I grew up in a Congregationalist church, and the prayers of
the congregation were usually pretty general.
Whatever list the minister had of who was sick or needed work or was
lonely, no one would be mentioned by name.
Once you had died we would mention – once – to pray for your
family. Otherwise, it was never Edna,
who feels desperately onely now that her husband has died and her children have
moved away, but only “Those who.” Those
who are out of work, those who care for relatives, those who
seek justice.
It was a little different when we went to prayer meetings in
the 70’s, when suddenly you were hearing more than enough detail, thank you
very much, and more than enough personal information. But even those settled down into the strictly
medical, plus occasionally, prayers for the salvation of someone-or-other, or
thankfulness that a job or a car or a needed item had been found. It became a family story forever when we
visited a Baptist church on Testimony Sunday and I sat steaming as we passed
the 2.5 hour mark and one woman was heading to the microphone for the third
time. But my eight-year old loved
it. This was far more intersting than
most church stories! Drunken fathers,
beatings, cheating husbands. Whoa, way
better than listening to Psalty, http://psalty.com/ eh?

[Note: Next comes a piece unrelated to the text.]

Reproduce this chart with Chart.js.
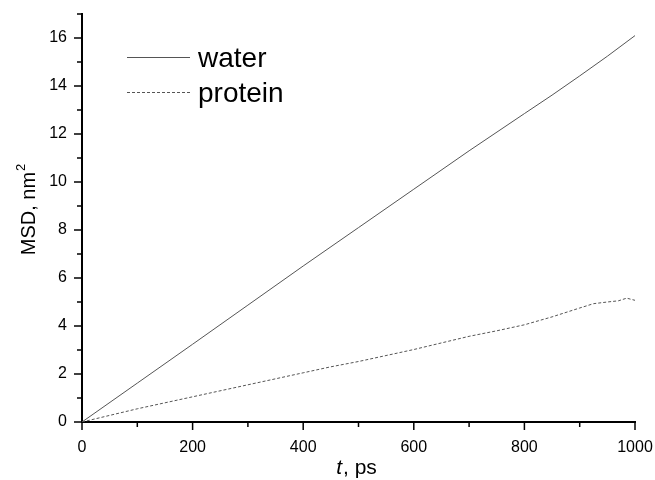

Our small congregation in Concord dared a bit more in
openness, over time. But it comes naturally
for neither Swedes nor New Englanders, so for evangelicals even we were on the
high-privacy end of the scale. In my
current congregation we are back to medical-with-narrow-exceptions. We don’t really want much more broadcast.
So it hit me like a wall when we had worship at the state
hospital today and when prayer requests were sought a woman blurted “I just
want reconciliation with my son,” and another said “I just wish I could go
home.” I know the stories behind
both. In both cases their mental illness
is a factor, but less than half of why their lives are ripped apart. The selfishness and stupidity of others is
the greater portion – and not very obviously fixable. Still, they prayed and sang and lit the Hope
Candle.
Tears well up whenever I worship with deeply broken
people. I can barely endure even
remembering it or thinking about it. I
think you should remember to try it.
3 comments:
Interesting, before I got the end of your post, the following occurred to me: In my previous (RC) parish, daily Mass broke with the usual RC approach of the priest briefly announcing 'intentions' from the altar. At these Masses, anyone who wished to speak could do so at intention time. I really liked that because it made me feel more connected to the daily congregation. There would be maybe 25-30 people max at these Masses, and there would always be several people who appeared to be among the chronically mentally ill. During intention time, they could go on a bit long, losing us as they got more tangential. Sometimes the priest would have to tactfully move things along. But I was most impressed with the fact that as far as I could tell, everyone there was very accepting of the mentally ill who were present.